= Michael Mazur =

American painter

Michael Burton Mazur (1935 – August 18, 2009) was an American artist who was described by William Grimes of The New York Times as "a restlessly inventive printmaker, painter, and sculptor."

Born and raised in New York City, Mazur attended the Horace Mann School. He received a bachelor's degree from Amherst College in 1958, then studied art at Yale.

Mazur first gained notice for his series of lithographs and etchings of inmates in a mental asylum, which resulted in two publications, "Closed Ward" and "Locked Ward." Over the years, he worked in printmaking and painting. His series of large-scale prints for Dante's Inferno won critical acclaim, and were the subject of a traveling exhibition organized by the University of Iowa in 1994. Later he concentrated on creating large, lyrical paintings which make use of his free, gestural brushwork and a varied palette.
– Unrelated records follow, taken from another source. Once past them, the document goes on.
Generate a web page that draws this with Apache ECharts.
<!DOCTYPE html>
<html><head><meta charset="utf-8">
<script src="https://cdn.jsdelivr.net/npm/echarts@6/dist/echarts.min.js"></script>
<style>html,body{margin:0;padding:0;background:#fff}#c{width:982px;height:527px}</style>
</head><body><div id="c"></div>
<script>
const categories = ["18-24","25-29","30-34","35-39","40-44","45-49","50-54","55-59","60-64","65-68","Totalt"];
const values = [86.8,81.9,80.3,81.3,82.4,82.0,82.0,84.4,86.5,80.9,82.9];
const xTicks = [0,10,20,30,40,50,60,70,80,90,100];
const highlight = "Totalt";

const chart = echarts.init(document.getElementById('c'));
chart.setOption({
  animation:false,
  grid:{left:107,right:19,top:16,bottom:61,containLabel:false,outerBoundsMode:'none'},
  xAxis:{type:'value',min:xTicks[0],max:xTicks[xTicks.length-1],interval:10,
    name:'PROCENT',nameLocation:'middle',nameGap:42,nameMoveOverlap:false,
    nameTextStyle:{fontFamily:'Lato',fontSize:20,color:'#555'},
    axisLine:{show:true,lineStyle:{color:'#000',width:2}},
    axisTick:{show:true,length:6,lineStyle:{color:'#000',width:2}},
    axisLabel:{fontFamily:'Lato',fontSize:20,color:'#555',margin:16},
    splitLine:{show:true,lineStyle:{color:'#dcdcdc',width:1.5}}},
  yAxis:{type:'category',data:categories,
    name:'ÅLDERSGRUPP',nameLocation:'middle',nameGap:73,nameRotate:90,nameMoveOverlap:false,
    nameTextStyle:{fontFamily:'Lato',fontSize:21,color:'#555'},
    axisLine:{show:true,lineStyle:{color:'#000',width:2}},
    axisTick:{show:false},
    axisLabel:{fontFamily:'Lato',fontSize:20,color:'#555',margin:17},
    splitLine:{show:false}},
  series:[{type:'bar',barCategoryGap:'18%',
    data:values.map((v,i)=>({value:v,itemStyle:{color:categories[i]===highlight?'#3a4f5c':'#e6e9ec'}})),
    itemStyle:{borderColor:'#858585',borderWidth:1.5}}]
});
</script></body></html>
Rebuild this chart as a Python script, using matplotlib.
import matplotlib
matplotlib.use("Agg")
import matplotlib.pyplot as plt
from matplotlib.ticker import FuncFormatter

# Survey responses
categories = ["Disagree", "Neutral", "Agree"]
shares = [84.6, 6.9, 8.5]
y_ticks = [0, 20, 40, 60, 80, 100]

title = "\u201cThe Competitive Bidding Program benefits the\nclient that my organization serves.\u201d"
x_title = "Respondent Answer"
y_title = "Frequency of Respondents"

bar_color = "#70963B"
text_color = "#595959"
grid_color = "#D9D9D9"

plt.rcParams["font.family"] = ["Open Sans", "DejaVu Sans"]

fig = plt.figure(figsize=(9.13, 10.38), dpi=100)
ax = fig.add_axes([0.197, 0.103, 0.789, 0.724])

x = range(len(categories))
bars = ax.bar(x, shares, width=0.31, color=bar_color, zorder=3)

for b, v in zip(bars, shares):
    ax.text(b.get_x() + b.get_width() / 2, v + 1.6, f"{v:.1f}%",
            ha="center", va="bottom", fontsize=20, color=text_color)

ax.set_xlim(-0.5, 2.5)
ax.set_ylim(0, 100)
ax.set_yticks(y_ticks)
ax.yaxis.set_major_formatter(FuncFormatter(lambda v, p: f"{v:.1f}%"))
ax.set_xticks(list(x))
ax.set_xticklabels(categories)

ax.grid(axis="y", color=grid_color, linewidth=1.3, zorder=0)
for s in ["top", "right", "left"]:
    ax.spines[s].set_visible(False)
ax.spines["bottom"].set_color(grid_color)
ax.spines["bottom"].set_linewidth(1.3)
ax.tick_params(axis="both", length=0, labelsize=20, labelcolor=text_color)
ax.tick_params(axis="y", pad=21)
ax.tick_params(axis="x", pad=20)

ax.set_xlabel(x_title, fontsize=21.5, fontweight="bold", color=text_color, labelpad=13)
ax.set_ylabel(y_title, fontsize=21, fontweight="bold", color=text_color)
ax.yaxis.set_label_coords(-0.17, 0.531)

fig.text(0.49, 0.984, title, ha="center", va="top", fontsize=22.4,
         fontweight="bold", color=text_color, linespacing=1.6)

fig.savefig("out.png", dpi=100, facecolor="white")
Some of these paintings were seen in an exhibition of 2002 at Boston University, "Looking East: Brice Marden, Michael Mazur, and Pat Steir." See also Susan Danly's "Branching: The Art of Michael Mazur."

The Museum of Fine Arts, Boston, has acquired a definitive collection of Mazur's prints. Trudy V. Hansen authored a catalogue raisonne of Mazur's prints in 2000.

Mazur's work is owned by museums including the Art Institute of Chicago, the British Museum, The Fogg Museum, the Philadelphia Museum, Whitney Museum, the Yale Art Gallery, and the Iris & B. Gerald Cantor Center for Visual Arts at Stanford University.

He was long active as a teacher and supporter at the Fine Arts Work Center, Provincetown, Massachusetts.

He died of congestive heart failure.